>>>>>

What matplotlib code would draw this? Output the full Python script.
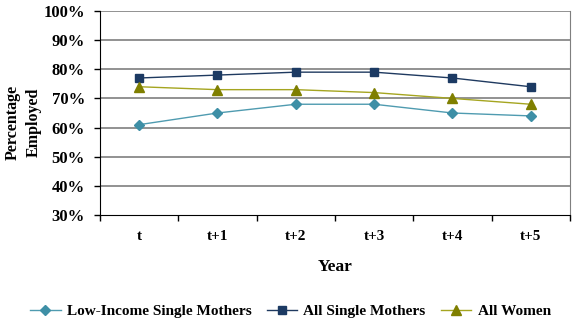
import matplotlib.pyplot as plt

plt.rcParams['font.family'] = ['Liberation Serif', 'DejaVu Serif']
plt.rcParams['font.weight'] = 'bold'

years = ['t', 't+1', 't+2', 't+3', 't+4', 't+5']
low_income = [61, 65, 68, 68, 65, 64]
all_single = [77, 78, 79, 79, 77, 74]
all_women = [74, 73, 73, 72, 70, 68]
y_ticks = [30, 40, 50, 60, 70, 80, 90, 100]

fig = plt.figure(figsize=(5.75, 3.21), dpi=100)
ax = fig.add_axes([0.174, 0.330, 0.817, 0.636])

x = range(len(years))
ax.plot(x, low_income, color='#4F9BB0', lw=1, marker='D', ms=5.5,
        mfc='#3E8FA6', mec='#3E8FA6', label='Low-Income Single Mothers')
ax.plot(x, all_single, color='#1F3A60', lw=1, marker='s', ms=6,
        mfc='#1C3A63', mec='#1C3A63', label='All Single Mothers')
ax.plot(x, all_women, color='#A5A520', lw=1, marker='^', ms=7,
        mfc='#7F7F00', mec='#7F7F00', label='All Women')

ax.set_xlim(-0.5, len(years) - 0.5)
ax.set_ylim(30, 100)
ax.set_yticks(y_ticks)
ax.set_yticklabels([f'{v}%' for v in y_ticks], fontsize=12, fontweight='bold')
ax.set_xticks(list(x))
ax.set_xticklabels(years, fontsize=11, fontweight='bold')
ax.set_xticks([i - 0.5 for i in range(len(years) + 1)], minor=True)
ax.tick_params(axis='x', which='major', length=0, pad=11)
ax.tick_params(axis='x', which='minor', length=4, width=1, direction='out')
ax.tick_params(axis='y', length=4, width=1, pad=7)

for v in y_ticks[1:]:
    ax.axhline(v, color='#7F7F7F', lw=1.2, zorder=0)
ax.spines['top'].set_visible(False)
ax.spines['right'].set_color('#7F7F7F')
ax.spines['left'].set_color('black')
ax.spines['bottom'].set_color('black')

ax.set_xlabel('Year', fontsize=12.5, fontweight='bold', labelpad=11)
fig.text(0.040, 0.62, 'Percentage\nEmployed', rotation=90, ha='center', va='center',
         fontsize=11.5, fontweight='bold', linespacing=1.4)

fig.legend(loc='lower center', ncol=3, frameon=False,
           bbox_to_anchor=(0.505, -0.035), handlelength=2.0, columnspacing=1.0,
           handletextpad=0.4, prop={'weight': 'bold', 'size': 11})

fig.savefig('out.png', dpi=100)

<<<<<

Directive
Where a line holds "matplotlib", copy that line.

Solution
What matplotlib code would draw this? Output the full Python script.
import matplotlib.pyplot as plt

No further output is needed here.